Latvia referendum will result in snap election

Unity (Vienotība) Party
Latvian voters on July 23 overwhelmingly voted to dissolve parliament in a special referendum. The referendum was called by then-President Valdis Zatlers in May after their parliament, the Saeima, blocked an anti-corruption investigation against a prominent politician. The results set the stage for snap parliamentary elections on September 17.
Latvia has a unique provision where the president, who is elected indirectly by the Saeima, can call for a special referendum to dissolve the body. If the referendum fails, however, the president must step down. This became a mute point for Zatlers as the Saeima voted him out of office in response to the referendum. Zatlers called the poll just days before the Saeima was scheduled to hold its vote on the next president, and they apparently didn’t respond very well to his move.
Zatlers has already formed a new political party, The Zatlers Reform Party, which is apparently doing quite well in initial polling. A party this large emerging in a few months is likely to shake up the country’s party system, which has already undergone some major shifts in the past few weeks.
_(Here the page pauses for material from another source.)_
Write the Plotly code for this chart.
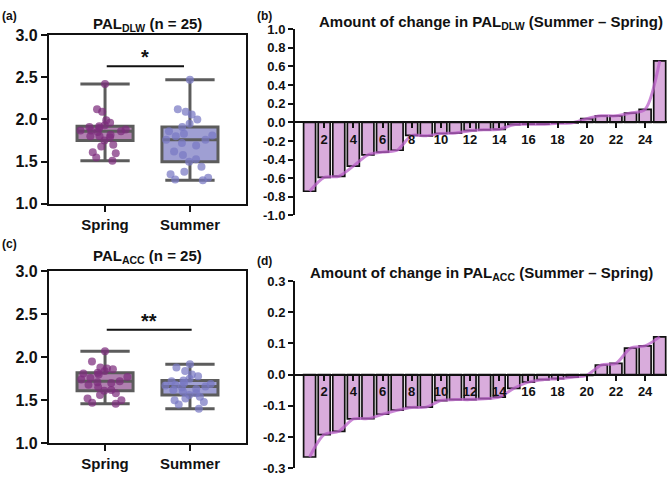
import numpy as np
import plotly.graph_objects as go

# ---------------- data ----------------
seasons = ["Spring", "Summer"]

dlw_spring = [1.51, 1.55, 1.60, 1.61, 1.68, 1.70, 1.75, 1.79, 1.80, 1.80, 1.82, 1.85, 1.86,
              1.87, 1.87, 1.88, 1.90, 1.91, 1.92, 1.93, 1.96, 1.99, 2.09, 2.12, 2.42]
dlw_summer = [1.28, 1.29, 1.31, 1.35, 1.38, 1.44, 1.50, 1.53, 1.58, 1.62, 1.69, 1.72, 1.76,
              1.76, 1.80, 1.81, 1.83, 1.86, 1.91, 1.95, 2.00, 2.06, 2.09, 2.12, 2.47]
acc_spring = [1.46, 1.47, 1.50, 1.52, 1.56, 1.58, 1.61, 1.62, 1.65, 1.68, 1.70, 1.71, 1.72,
              1.74, 1.76, 1.77, 1.80, 1.81, 1.82, 1.84, 1.86, 1.87, 1.88, 1.95, 2.07]
acc_summer = [1.40, 1.45, 1.48, 1.50, 1.52, 1.54, 1.56, 1.58, 1.60, 1.62, 1.63, 1.65, 1.66,
              1.67, 1.68, 1.69, 1.70, 1.72, 1.73, 1.75, 1.78, 1.80, 1.84, 1.88, 1.92]

ranks = list(range(1, 26))
dlw_change = [-0.74, -0.59, -0.58, -0.47, -0.35, -0.32, -0.30, -0.14, -0.145, -0.12, -0.115,
              -0.09, -0.08, -0.075, -0.025, -0.02, -0.02, -0.01, -0.005, 0.04, 0.07, 0.07,
              0.10, 0.14, 0.66]
acc_change = [-0.264, -0.192, -0.182, -0.142, -0.141, -0.127, -0.114, -0.105, -0.104, -0.083,
              -0.080, -0.080, -0.077, -0.072, -0.044, -0.024, -0.016, -0.013, -0.008, -0.002,
              0.031, 0.036, 0.085, 0.092, 0.121]

sig_labels = ["*", "**"]
sig_levels = [2.63, 2.32]
sig_ends = [0.93, 1.02]

# ---------------- helpers ----------------
W, H = 669, 484
FONT = "Arial, Liberation Sans, sans-serif"


def px_x(v):
    return v / W


def px_y(v):
    return 1 - v / H


spring_pt = "rgba(125,45,125,0.72)"
spring_fill = "rgba(150,85,150,0.75)"
summer_pt = "rgba(120,120,195,0.72)"
summer_fill = "rgba(135,135,200,0.8)"
box_line = "#5c5c5c"

fig = go.Figure()


def add_boxes(xa, ya, groups):
    for i, (vals, fill, pt) in enumerate(groups):
        arr = np.array(vals)
        q1, med, q3 = np.percentile(arr, [25, 50, 75])
        fig.add_trace(go.Box(
            x=[i], q1=[q1], median=[med], q3=[q3],
            lowerfence=[arr.min()], upperfence=[arr.max()],
            width=0.66, whiskerwidth=0.88, boxpoints=False,
            fillcolor=fill, line=dict(color=box_line, width=3),
            xaxis=xa, yaxis=ya, showlegend=False, hoverinfo="skip"))
        fig.add_trace(go.Box(
            x=[i] * len(vals), y=vals, width=0.66, boxpoints="all", jitter=0.9,
            pointpos=0, fillcolor="rgba(0,0,0,0)",
            line=dict(color="rgba(0,0,0,0)", width=0),
            marker=dict(color=pt, size=8),
            xaxis=xa, yaxis=ya, showlegend=False, hoverinfo="y"))


add_boxes("x", "y", [(dlw_spring, spring_fill, spring_pt), (dlw_summer, summer_fill, summer_pt)])
add_boxes("x3", "y3", [(acc_spring, spring_fill, spring_pt), (acc_summer, summer_fill, summer_pt)])

bar_fill = "#d9acdc"
curve = "rgba(185,95,200,0.75)"
for xa, ya, vals in [("x2", "y2", dlw_change), ("x4", "y4", acc_change)]:
    fig.add_trace(go.Bar(x=ranks, y=vals, marker=dict(color=bar_fill, line=dict(color="#111", width=1.7)),
                         xaxis=xa, yaxis=ya, showlegend=False))
    fig.add_trace(go.Scatter(x=ranks, y=vals, mode="lines",
                             line=dict(color=curve, width=3, shape="spline", smoothing=0.8),
                             xaxis=xa, yaxis=ya, showlegend=False, hoverinfo="skip"))

# domains
dom_a_x = [px_x(49), px_x(246)]
dom_a_y = [px_y(203), px_y(28)]
dom_c_y = [px_y(451), px_y(273)]
dom_b_x = [px_x(295), px_x(667)]
dom_b_y = [px_y(215), px_y(22)]
dom_d_y = [px_y(477), px_y(283)]

xtickfont_box = dict(family=FONT, size=15, color="#111")
ytickfont_box = dict(family=FONT, size=16, color="#111")
tickfont_bar = dict(family=FONT, size=13, color="#111")

box_x = dict(range=[-0.66, 1.66], tickvals=[0, 1], ticktext=[f"<b>{s}</b>" for s in seasons],
             showline=True, linewidth=2.2, linecolor="#111", mirror=True, ticks="outside",
             ticklen=6, tickwidth=2, tickcolor="#111", tickfont=xtickfont_box, showgrid=False,
             zeroline=False, fixedrange=True)
box_y = dict(range=[1.0, 3.0], tickvals=[1.0, 1.5, 2.0, 2.5, 3.0],
             ticktext=["<b>1.0</b>", "<b>1.5</b>", "<b>2.0</b>", "<b>2.5</b>", "<b>3.0</b>"],
             showline=True, linewidth=2.2, linecolor="#111", mirror=True, ticks="outside",
             ticklen=6, tickwidth=2, tickcolor="#111", tickfont=ytickfont_box, showgrid=False,
             zeroline=False)

fig.update_layout(
    width=W, height=H, margin=dict(l=0, r=0, t=0, b=0),
    paper_bgcolor="white", plot_bgcolor="white", boxmode="overlay", bargap=0.18,
    font=dict(family=FONT, color="#111"),
    xaxis=dict(domain=dom_a_x, anchor="y", **box_x),
    yaxis=dict(domain=dom_a_y, anchor="x", **box_y),
    xaxis3=dict(domain=dom_a_x, anchor="y3", **box_x),
    yaxis3=dict(domain=dom_c_y, anchor="x3", **box_y),
)

bar_x_common = dict(range=[0, 25.5], tickvals=list(range(2, 26, 2)),
                    ticktext=[f"<b>{v}</b>" for v in range(2, 26, 2)],
                    showline=True, linewidth=2, linecolor="#111", ticks="outside", ticklen=5,
                    tickwidth=1.8, tickcolor="#111", tickfont=tickfont_bar, showgrid=False,
                    zeroline=False, anchor="free", fixedrange=True)
fig.update_layout(
    xaxis2=dict(domain=dom_b_x, position=(dom_b_y[0] + dom_b_y[1]) / 2, **bar_x_common),
    xaxis4=dict(domain=dom_b_x, position=(dom_d_y[0] + dom_d_y[1]) / 2, **bar_x_common),
)
b_ticks = [round(-1 + 0.2 * i, 1) for i in range(11)]
d_ticks = [round(-0.3 + 0.1 * i, 1) for i in range(7)]
bar_y_common = dict(showline=True, linewidth=2, linecolor="#111", ticks="outside", ticklen=5,
                    tickwidth=1.8, tickcolor="#111", tickfont=tickfont_bar, showgrid=False,
                    zeroline=False)
fig.update_layout(
    yaxis2=dict(domain=dom_b_y, anchor="x2", range=[-1, 1], tickvals=b_ticks,
                ticktext=[f"<b>{v:.1f}</b>" for v in b_ticks], **bar_y_common),
    yaxis4=dict(domain=dom_d_y, anchor="x4", range=[-0.3, 0.3], tickvals=d_ticks,
                ticktext=[f"<b>{v:.1f}</b>" for v in d_ticks], **bar_y_common),
)

ann = []
title_font = dict(family=FONT, size=15, color="#111")
ann.append(dict(text="<b>PAL<sub>DLW</sub> (n = 25)</b>", x=px_x(147), y=px_y(17), xref="paper",
                yref="paper", showarrow=False, font=title_font, xanchor="center", yanchor="middle"))
ann.append(dict(text="<b>PAL<sub>ACC</sub> (n = 25)</b>", x=px_x(147), y=px_y(258), xref="paper",
                yref="paper", showarrow=False, font=title_font, xanchor="center", yanchor="middle"))
ann.append(dict(text="<b>Amount of change in PAL<sub>DLW</sub> (Summer – Spring)</b>", x=px_x(491),
                y=px_y(15), xref="paper", yref="paper", showarrow=False, font=title_font,
                xanchor="center", yanchor="middle"))
ann.append(dict(text="<b>Amount of change in PAL<sub>ACC</sub> (Summer – Spring)</b>", x=px_x(481),
                y=px_y(275), xref="paper", yref="paper", showarrow=False, font=title_font,
                xanchor="center", yanchor="middle"))
lab_font = dict(family=FONT, size=12, color="#111")
for t, x, y in [("(a)", 0, 8), ("(b)", 255, 8), ("(c)", 0, 245), ("(d)", 255, 262)]:
    ann.append(dict(text=f"<b>{t}</b>", x=px_x(x), y=px_y(y), xref="paper", yref="paper",
                    showarrow=False, font=lab_font, xanchor="left", yanchor="middle"))

shapes = []
for (xa, ya), lab, lev, end in zip([("x", "y"), ("x3", "y3")], sig_labels, sig_levels, sig_ends):
    shapes.append(dict(type="line", xref=xa, yref=ya, x0=0.02, x1=end, y0=lev, y1=lev,
                       line=dict(color="#111", width=2)))
    ann.append(dict(text=f"<b>{lab}</b>", x=(0.02 + end) / 2, y=lev, xref=xa, yref=ya,
                    showarrow=False, font=dict(family=FONT, size=20, color="#111"),
                    xanchor="center", yanchor="bottom", yshift=-4))

fig.update_layout(annotations=ann, shapes=shapes)

fig.write_html("out.html")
In a direct reference to the country’s most popular political force, meanwhile, LPP/LC — also center-right — has officially renamed itself Slesers’ Reform Party. Ainars Slesers, widely known as one of the country’s three “oligarchs”, is also the party’s candidate for prime minister. The ruling Unity political coalition, meanwhile, has officially declared itself a single party and re-nominated current Prime Minister Valdis Dombrovskis as their candidate for the next head of government.
Other parties and alliances in Lativa include Harmony Centre, which mostly represents ethnic Russians, and The Union of Greens and Farmers, who are a rare alliance between a Green movement and populist agrarians that actually place them on the right of the political spectrum.